Division Two, Chapter 2

On p. 313 M&R translate the final sentence of the second full paragraph in what seems to me to be an entirely misleading way. It should read: "The following analysis puts conscience into the thematic fore-having of a purely existential investigation with a fundamental ontological aim." I don't know why M&R swap the term "theoretical" for "thematic."

On p. 315, 10 ll. up from the bottom, M&R render the phrase woran es mit ihm selbst ist as "what it is istelf capable of," while I think it would be clearer to write "what it itself is about."
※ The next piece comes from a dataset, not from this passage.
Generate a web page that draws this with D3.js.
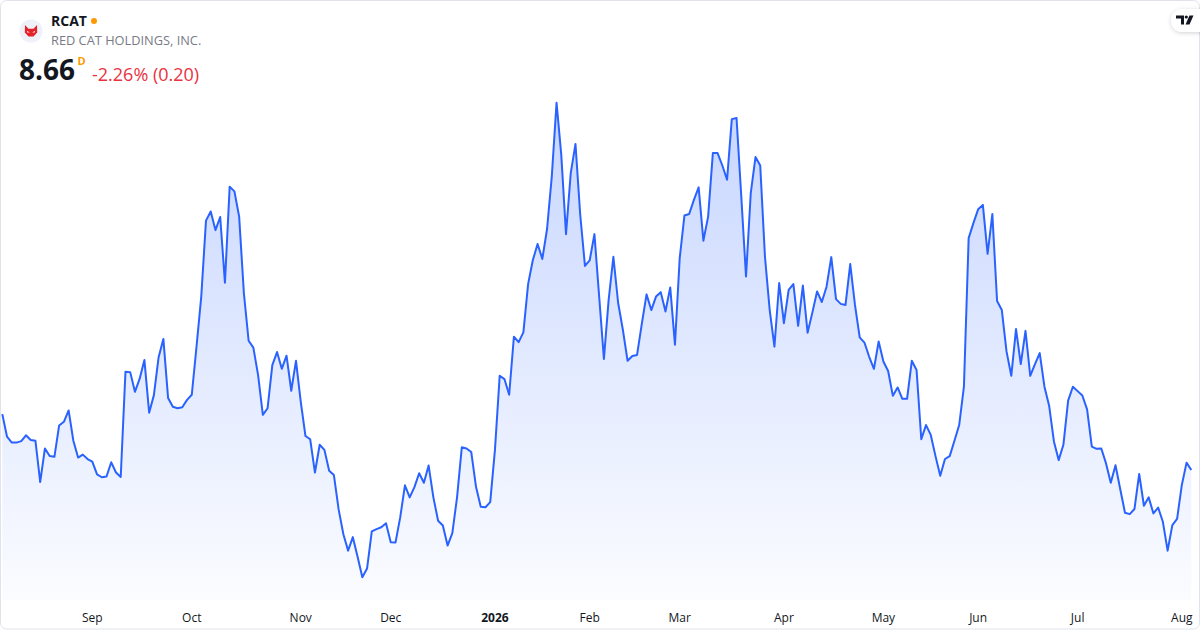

On p. 321, ll. 6-7 of the 1st full paragraph, M&R render the quoted phrase thus: "'that it is, and that it has to be something with a potentiality-for-Being as the entity which it is'." This is an acceptable stab at an awfully convoluted phrase (see ftn. # 2 on p. 321). My stab: "'that it is, and has, ability-to-be-ish-ly, to be as the entity that it is'." N.B.: the use of "has to be" is, as noted earlier in class, tricky: it does not mean "must be," but rather something like "has itself to be" (on analogy with: "He has an apple to eat.").